Determine how many lines include the word "with", then give that number and nothing more.

SUPPLIED DATA:
++++
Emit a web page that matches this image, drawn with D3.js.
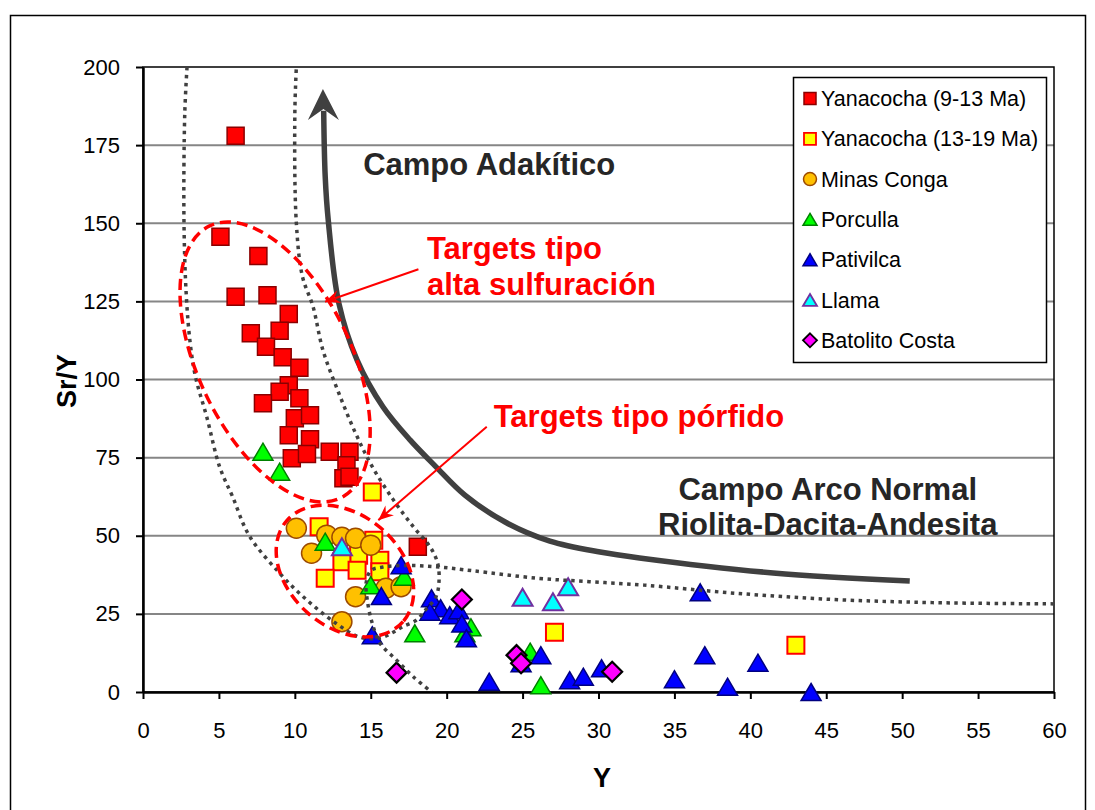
++++
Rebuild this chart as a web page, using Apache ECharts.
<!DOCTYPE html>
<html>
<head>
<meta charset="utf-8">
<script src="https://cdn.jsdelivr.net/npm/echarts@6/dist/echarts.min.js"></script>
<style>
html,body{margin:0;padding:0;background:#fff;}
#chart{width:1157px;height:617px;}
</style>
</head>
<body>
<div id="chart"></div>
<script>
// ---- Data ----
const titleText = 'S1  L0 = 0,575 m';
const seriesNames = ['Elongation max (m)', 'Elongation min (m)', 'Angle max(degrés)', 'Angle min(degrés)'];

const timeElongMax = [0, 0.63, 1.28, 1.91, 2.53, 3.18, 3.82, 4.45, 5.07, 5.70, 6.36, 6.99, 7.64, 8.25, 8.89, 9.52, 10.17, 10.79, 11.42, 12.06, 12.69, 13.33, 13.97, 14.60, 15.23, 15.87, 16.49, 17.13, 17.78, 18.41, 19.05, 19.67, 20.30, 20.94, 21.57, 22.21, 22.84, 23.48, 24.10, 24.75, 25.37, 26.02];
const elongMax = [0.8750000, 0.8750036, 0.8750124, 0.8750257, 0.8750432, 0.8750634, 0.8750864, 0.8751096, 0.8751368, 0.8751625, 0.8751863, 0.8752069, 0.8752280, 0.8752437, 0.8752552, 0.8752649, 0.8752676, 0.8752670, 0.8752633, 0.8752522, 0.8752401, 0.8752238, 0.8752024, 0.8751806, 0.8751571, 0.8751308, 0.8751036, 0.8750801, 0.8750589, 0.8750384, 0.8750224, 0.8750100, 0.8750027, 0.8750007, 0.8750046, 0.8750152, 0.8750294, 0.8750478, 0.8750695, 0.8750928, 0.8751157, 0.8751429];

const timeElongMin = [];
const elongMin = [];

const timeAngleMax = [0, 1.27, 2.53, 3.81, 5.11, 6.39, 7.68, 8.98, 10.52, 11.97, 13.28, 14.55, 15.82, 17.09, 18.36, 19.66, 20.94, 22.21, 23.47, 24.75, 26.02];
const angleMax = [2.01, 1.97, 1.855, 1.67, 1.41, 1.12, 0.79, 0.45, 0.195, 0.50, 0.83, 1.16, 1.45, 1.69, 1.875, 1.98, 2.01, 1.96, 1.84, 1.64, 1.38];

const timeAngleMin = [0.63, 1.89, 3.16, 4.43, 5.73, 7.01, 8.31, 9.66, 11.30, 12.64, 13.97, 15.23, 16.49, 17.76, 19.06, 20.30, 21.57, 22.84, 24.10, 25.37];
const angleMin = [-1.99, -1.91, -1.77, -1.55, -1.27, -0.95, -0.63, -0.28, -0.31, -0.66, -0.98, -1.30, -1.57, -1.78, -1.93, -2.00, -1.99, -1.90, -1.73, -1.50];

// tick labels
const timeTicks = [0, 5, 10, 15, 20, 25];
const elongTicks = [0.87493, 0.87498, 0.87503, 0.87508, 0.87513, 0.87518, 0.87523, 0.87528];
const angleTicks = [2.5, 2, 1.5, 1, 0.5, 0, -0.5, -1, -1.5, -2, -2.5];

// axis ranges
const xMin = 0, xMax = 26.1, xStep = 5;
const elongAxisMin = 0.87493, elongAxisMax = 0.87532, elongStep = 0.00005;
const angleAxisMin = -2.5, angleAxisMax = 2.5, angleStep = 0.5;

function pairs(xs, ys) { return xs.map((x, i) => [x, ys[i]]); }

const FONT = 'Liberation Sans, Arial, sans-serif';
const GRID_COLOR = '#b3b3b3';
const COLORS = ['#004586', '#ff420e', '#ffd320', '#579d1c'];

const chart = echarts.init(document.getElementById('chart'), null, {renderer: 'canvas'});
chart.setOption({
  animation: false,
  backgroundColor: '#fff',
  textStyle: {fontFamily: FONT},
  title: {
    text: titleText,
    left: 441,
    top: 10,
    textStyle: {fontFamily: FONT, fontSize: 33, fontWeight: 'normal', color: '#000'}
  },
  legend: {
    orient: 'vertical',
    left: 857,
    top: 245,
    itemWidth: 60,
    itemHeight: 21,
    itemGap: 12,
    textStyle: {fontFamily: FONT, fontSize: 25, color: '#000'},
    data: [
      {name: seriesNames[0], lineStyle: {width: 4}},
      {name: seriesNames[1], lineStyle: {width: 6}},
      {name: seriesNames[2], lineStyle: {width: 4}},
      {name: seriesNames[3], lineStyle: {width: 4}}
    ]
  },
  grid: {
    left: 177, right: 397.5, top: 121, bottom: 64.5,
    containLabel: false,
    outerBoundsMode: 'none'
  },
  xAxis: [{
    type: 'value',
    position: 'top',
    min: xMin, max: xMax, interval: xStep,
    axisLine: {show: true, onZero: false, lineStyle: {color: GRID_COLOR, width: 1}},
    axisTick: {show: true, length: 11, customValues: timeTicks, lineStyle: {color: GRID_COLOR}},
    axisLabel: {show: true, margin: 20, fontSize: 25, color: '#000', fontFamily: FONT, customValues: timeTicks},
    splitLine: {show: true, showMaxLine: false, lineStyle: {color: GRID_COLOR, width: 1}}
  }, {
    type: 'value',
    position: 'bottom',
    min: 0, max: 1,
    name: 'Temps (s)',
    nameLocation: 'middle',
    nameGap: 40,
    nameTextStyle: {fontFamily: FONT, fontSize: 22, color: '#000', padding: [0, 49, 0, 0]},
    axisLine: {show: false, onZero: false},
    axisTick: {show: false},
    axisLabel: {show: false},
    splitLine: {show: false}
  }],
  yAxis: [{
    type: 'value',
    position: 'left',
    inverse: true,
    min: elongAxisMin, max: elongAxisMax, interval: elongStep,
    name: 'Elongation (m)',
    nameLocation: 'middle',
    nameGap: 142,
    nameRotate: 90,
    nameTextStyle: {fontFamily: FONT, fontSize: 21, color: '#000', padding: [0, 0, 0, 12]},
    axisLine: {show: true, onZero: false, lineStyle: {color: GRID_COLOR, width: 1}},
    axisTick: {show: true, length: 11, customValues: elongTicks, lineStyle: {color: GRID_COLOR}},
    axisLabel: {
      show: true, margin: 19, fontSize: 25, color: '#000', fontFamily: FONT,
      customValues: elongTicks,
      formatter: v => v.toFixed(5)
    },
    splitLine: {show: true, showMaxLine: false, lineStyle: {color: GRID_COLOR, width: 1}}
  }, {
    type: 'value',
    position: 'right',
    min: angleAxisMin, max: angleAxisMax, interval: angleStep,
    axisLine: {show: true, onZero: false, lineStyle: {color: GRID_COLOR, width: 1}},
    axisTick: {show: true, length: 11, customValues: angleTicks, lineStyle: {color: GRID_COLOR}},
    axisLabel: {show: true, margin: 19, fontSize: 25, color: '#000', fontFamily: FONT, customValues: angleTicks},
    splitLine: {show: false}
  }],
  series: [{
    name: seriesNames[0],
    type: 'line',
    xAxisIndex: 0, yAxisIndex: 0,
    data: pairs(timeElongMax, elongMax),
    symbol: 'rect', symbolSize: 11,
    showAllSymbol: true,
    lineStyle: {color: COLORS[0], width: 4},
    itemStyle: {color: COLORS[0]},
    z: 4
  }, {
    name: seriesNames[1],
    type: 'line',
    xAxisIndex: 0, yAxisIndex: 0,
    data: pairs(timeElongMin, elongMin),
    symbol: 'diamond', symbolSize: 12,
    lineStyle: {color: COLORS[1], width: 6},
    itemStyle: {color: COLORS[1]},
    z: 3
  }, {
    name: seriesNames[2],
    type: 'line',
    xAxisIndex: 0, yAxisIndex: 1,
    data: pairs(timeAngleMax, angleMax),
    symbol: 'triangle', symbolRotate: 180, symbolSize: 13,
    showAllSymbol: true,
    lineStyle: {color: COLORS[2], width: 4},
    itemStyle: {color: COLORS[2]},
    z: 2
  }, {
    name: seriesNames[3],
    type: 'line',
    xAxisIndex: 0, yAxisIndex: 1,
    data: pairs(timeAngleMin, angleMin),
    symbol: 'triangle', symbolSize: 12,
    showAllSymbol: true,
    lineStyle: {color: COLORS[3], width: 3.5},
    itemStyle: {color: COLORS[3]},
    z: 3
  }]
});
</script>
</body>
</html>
++++
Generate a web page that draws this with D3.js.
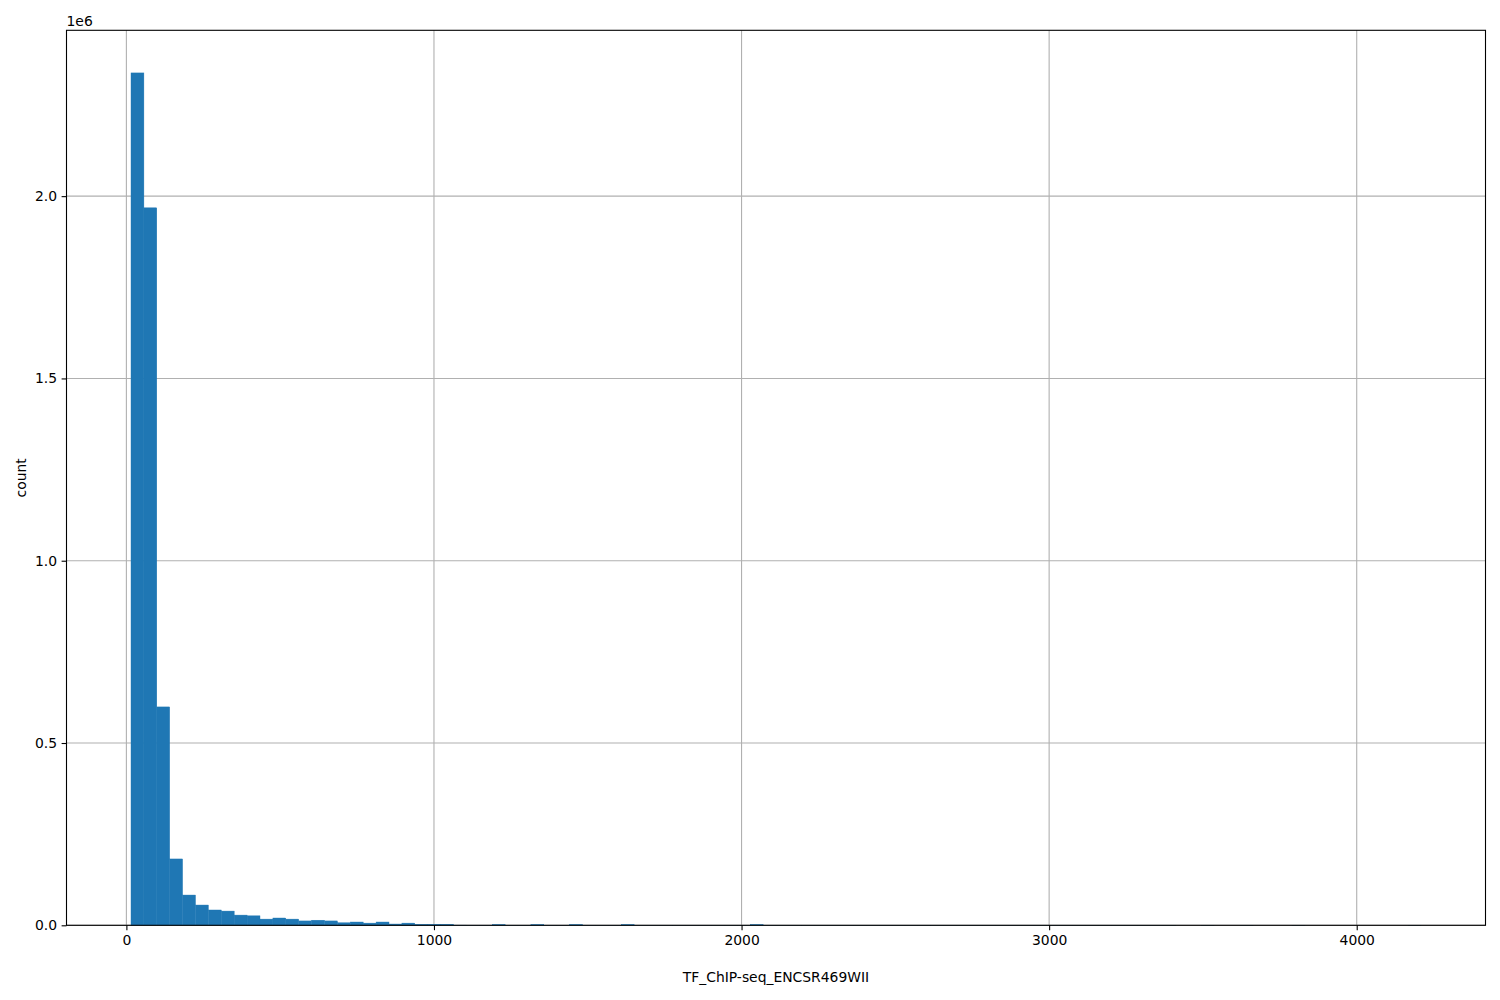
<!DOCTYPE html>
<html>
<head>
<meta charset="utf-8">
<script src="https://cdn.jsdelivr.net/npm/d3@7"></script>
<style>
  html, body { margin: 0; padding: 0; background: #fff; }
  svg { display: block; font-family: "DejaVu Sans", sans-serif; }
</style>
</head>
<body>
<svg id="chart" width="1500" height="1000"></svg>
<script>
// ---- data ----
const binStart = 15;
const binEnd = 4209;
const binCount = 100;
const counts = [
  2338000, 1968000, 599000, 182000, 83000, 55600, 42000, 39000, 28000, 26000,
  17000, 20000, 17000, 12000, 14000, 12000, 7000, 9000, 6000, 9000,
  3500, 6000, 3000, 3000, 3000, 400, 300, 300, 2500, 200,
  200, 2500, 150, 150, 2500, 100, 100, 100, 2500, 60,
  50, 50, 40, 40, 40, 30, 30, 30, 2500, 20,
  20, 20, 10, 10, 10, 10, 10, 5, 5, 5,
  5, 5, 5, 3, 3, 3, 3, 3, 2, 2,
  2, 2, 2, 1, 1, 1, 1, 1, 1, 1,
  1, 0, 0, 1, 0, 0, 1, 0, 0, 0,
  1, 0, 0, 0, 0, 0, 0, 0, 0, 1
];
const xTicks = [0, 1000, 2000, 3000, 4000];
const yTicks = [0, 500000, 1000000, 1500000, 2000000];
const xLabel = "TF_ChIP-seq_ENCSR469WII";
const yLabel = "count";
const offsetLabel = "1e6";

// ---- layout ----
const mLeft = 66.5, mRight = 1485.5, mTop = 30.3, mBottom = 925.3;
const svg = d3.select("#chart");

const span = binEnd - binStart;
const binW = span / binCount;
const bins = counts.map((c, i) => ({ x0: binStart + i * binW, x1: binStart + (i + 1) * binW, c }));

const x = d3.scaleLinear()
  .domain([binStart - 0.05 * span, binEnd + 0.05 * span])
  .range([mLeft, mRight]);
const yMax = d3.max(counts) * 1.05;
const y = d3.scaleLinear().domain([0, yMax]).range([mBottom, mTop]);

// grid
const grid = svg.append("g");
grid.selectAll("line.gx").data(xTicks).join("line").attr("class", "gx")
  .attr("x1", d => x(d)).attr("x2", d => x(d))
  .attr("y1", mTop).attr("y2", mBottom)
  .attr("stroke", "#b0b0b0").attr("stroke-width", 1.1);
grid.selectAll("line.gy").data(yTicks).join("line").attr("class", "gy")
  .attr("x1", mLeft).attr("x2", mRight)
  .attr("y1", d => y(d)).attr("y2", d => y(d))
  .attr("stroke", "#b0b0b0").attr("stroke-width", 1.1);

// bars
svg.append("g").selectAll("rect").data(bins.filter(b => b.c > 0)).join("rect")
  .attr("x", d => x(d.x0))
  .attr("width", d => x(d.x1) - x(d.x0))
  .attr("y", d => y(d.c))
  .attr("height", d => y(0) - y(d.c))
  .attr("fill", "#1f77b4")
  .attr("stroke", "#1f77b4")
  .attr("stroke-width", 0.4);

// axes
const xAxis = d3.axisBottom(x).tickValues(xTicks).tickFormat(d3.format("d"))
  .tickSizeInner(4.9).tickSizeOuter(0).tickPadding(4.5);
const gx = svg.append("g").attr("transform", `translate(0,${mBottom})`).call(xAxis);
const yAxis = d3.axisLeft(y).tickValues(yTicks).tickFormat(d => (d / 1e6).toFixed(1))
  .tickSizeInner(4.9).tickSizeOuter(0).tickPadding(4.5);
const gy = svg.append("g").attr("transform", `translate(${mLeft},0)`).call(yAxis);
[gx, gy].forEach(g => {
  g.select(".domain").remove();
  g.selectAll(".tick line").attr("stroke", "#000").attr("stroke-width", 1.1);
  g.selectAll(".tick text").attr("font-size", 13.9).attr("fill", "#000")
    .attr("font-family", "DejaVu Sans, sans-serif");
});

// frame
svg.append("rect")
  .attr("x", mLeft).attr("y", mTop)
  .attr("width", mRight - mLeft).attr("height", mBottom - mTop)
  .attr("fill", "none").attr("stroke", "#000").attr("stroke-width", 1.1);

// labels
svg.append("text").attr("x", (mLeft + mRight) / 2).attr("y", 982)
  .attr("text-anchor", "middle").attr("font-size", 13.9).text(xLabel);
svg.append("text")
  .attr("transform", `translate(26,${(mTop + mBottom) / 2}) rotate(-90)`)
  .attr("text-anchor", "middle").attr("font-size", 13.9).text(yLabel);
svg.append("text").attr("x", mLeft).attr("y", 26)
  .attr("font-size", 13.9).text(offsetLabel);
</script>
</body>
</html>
++++
RESULT BELOW: 2